Da una madre te lo aspetti. A parte quella interpretata da Anna Magnani per Luchino Visconti in Bellissima , ma era un film, una per tutte, vera verissima, è Amy Chua, professoressa di Legge a Yale, passata alla storia come la «mamma tigre». È lei che in questo terzo millennio ha rotto gli schemi, determinata sul serio a togliere cena, casa delle bambole e feste di compleanno alla piccola Lulu se non avesse imparato con il pianoforte l' impossibile Piccolo asino bianco di Jacques Ibert pur di farle scoprire quanto è bello poter imparare qualcosa che non considerava alla sua portata.
Ma ci sono anche loro. Nel nome del padre o padre padrone, lo scarto è minimo. Basta una parola di troppo. Era certamente un padrone Mike Agassi, quando torturava Andre con la macchina spara palle nel giardino di casa. Nonostante tutto in Indoor, la replica letteraria all' Open del figlio, lui non cerca assoluzioni, anzi: Andre avrebbe potuto vincere molto di più e giocare molto meglio.
È stato certamente un padre Giorgio Cagnotto, quando ha saputo farsi (un po') da parte e affidare la sua bambina a Oscar Bertone, con cui lei ha ricominciato a vincere. E hanno il marchio di fabbrica «Richard Williams» le coppe vinte da Venus e Serena, le sue campionesse. «Ci allenavamo mentre tutt' attorno fischiavano le pallottole delle gang rivali», avrebbero raccontato le due sorelle.
«La verità è che non sapremo mai se Mozart sarebbe diventato Mozart senza un padre severo e austero come il suo», ragiona a voce alta Daniela Lucangeli, docente di Psicologia dello sviluppo e della socializzazione all' Università di Padova. Ma suggerisce di dare il giusto valore all' intonazione, al peso di un complimento o di un rimprovero, perché è l' emozione cui viene associato che condiziona il processo di autodeterminazione. «Soltanto Graziano Pellè può sapere se la risposta del padre al telefono sia stata uno scherzo tra di loro o no», aggiunge. «Per lui sarà determinante quello».
Motivare i figli al successo va bene, purché non lo si consideri l' unica modalità per l' affermazione di sé. E conta il come. Per Malka Magalit, dell' Università di Tel Aviv, un incoraggiamento vale più di 89 rimproveri. «Purtroppo la maggioranza dei genitori ha l' atteggiamento di chi ha messo al mondo un grande campione quando non lo è. C' è un esercito di piccoli aspiranti al successo, in più ambiti, foraggiato da padri e madri che investono esageratamente su di loro», interviene Marco Dallari, ordinario di Pedagogia generale e sociale a Trento.

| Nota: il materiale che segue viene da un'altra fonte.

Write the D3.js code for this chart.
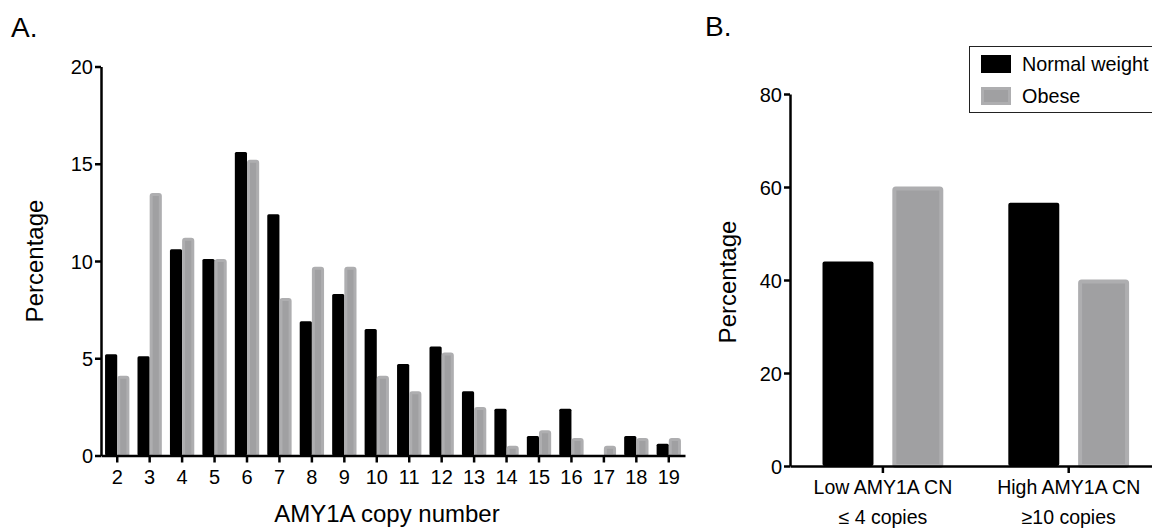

Il corto circuito tra aspettative e proiezioni è pericoloso, la frustrazione è la sua naturale conseguenza. La psicologa dello sport Marisa Muzio non ha dubbi: «Siamo sicuri che un successo agonistico corrisponda alla felicità del ragazzo? Un genitore dovrebbe avere il coraggio di chiederselo. E di continuare a spronarlo e incoraggiarlo senza smettere di porsi questa domanda: mio figlio è contento?».